Dass Goethe eine Unmenge naturwissenschaftlicher Schriften, aber kaum eine philosophischen Inhalts hinterließ, überrascht nicht, wenn man auf die von einem andern (mir unauffindbaren) Autoren übernommene Notiz 1200 stößt: „Genau besehen, ist alle Philosophie nur der Menschenverstand in amphigurischer Sprache“ (hochtrabendes leeres Geschwätz). Es ist dies nicht der einzige Gedanke in den Maximen, den Goethe von andern Autoren übernommen hat. Einige dieser „Aneignungen“ sind mit Anführungszeichen als Zitate gekennzeichnet, andere nicht. Gegen den Vorwurf des Plagiats versuchte er sich in der kleinen Schrift: „Meteore des literarischen Himmels“ zu schützen. Darin schrieb er, der Gelehrte müsse „seine Vorgänger benutzen, ohne jedes Mal ängstlich anzudeuten, woher es ihm gekommen“ sei; niemals werde er aber „versäumen, seine Dankbarkeit gelegentlich auszudrücken.“
Aus Nummer 72 spricht der Buchrezensent: „Gewisse Bücher scheinen geschrieben zu sein, nicht damit man daraus lerne, sondern damit man wisse, dass der Verfasser etwas gewusst hat.“ In der Tat: die Bibliotheken und Buchläden sind voll davon. Und aus 983 spricht der Schriftsteller und Leser: „Kein Wort steht still, sondern es rückt immer durch den Gebrauch von seinem anfänglichen Platz, eher hinab als hinauf, eher ins Schlechtere als ins Bessere“. Das sollte man bei der Lektüre von früheren Schriftstellern und Dichtern stets im Auge behalten; der Bedeutungswandel der Worte verursacht manches Missverständnis.
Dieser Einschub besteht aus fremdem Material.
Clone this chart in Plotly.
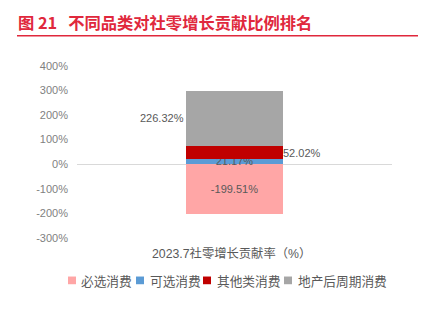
import plotly.graph_objects as go

categories = ["2023.7社零增长贡献率（%）"]
series_names = ["必选消费", "可选消费", "其他类消费", "地产后周期消费"]
series_values = [[-199.51], [21.17], [52.02], [226.32]]
series_colors = ["#FFA6A6", "#5B9BD5", "#C00000", "#A6A6A6"]
label_texts = ["-199.51%", "21.17%", "52.02%", "226.32%"]
tick_vals = [-300, -200, -100, 0, 100, 200, 300, 400]
tick_text = ["-300%", "-200%", "-100%", "0%", "100%", "200%", "300%", "400%"]

W, H = 423, 322
def px(x): return x / W
def py(y): return 1 - y / H

LBL_FONT = dict(color="#595959", size=11, family="Arial, Liberation Sans")

fig = go.Figure()
for name, vals, col, lab in zip(series_names, series_values, series_colors, label_texts):
    inside = name in ("必选消费", "可选消费")
    fig.add_trace(go.Bar(
        x=["c"], y=vals, name=name, marker=dict(color=col, line=dict(width=0)),
        width=0.311,
        text=[lab] if inside else None,
        textposition="inside" if inside else "none",
        insidetextanchor="middle",
        textfont=LBL_FONT,
        constraintext="none",
        cliponaxis=False,
        showlegend=False,
    ))

pos_base = 0
annos = []
for name, vals, lab in zip(series_names, series_values, label_texts):
    v = vals[0]
    if v > 0:
        mid = pos_base + v / 2
        pos_base += v
        if name == "其他类消费":
            annos.append(dict(x="c", y=mid, text=lab, xref="x", yref="y", showarrow=False,
                              xanchor="left", xshift=46, font=LBL_FONT))
        elif name == "地产后周期消费":
            annos.append(dict(x="c", y=mid, text=lab, xref="x", yref="y", showarrow=False,
                              xanchor="right", xshift=-49, font=LBL_FONT))

annos.append(dict(x=px(231), y=py(257), xref="paper", yref="paper", text=categories[0],
                  showarrow=False, xanchor="center", yanchor="middle",
                  font=dict(color="#595959", size=12.3, family="Arial, Noto Sans CJK SC")))
annos.append(dict(x=px(16), y=py(17), xref="paper", yref="paper",
                  text="<b>图 21</b>   <b>不同品类对社零增长贡献比例排名</b>",
                  showarrow=False, xanchor="left", yanchor="middle",
                  font=dict(color="#E0283C", size=16.3, family="Noto Sans CJK SC")))

# manual legend
legend_sq_x = [68, 136, 203, 284]
legend_txt_x = [79, 148, 215, 296]
legend_y = 285
shapes = [dict(type="line", xref="paper", yref="paper", x0=px(17), x1=px(418),
               y0=py(31), y1=py(31), line=dict(color="#E0283C", width=1.5))]
for name, col, sx, tx in zip(series_names, series_colors, legend_sq_x, legend_txt_x):
    shapes.append(dict(type="rect", xref="paper", yref="paper", x0=px(sx), x1=px(sx + 8),
                       y0=py(legend_y + 4), y1=py(legend_y - 4), fillcolor=col, line=dict(width=0)))
    annos.append(dict(x=px(tx), y=py(legend_y), xref="paper", yref="paper", text=name,
                      showarrow=False, xanchor="left", yanchor="middle",
                      font=dict(color="#595959", size=12.7, family="Noto Sans CJK SC")))

fig.update_layout(
    width=W, height=H, margin=dict(l=0, r=0, t=0, b=0),
    paper_bgcolor="white", plot_bgcolor="white",
    barmode="relative",
    showlegend=False,
    xaxis=dict(domain=[px(77), px(392)], range=[-0.5, 0.5], showticklabels=False,
               showgrid=False, zeroline=False, showline=False, fixedrange=True),
    yaxis=dict(domain=[py(241), py(62)], range=[-300, 400], tickvals=tick_vals, ticktext=tick_text,
               showgrid=False, zeroline=True, zerolinecolor="#D9D9D9", zerolinewidth=1,
               showline=False, ticks="", tickfont=dict(color="#7F7F7F", size=11,
               family="Arial, Liberation Sans"), ticklabelstandoff=8),
    annotations=annos,
    shapes=shapes,
    bargap=0,
)
fig.write_html("out.html")
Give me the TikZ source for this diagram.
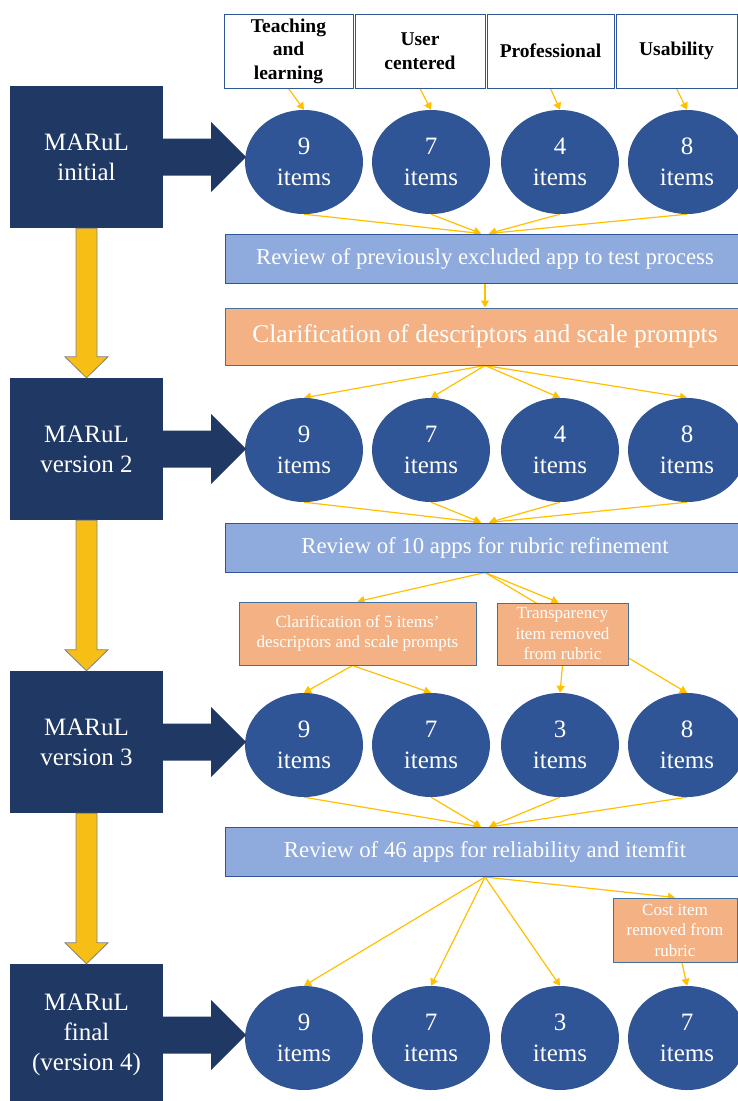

Großes Gewicht legte Goethe auf die Unterscheidung von „Toleranz“ und „ gelten lassen“. Allerdings fand ich in den Maximen nur zum Erstgenannten eine Notiz: „Toleranz sollte eigentlich nur eine vorübergehende Gesinnung sein: sie muss zur Anerkennung führen.
Dulden heißt beleidigen“ (875). Was er im Gegensatz dazu unter „gelten lassen“ verstand, wird ersichtlich in dem Brief, den er am 7. November 1816 dem mit ihm befreundeten Komponisten Carl Friedrich Zelter schrieb (in Ergänzung der letzten, nur 6 Worte umfassenden Predigt des Apostels Johannes): „Kindlein liebt Euch, und wenn das nicht gehen will: lasst wenigstens einander gelten.“ Ja!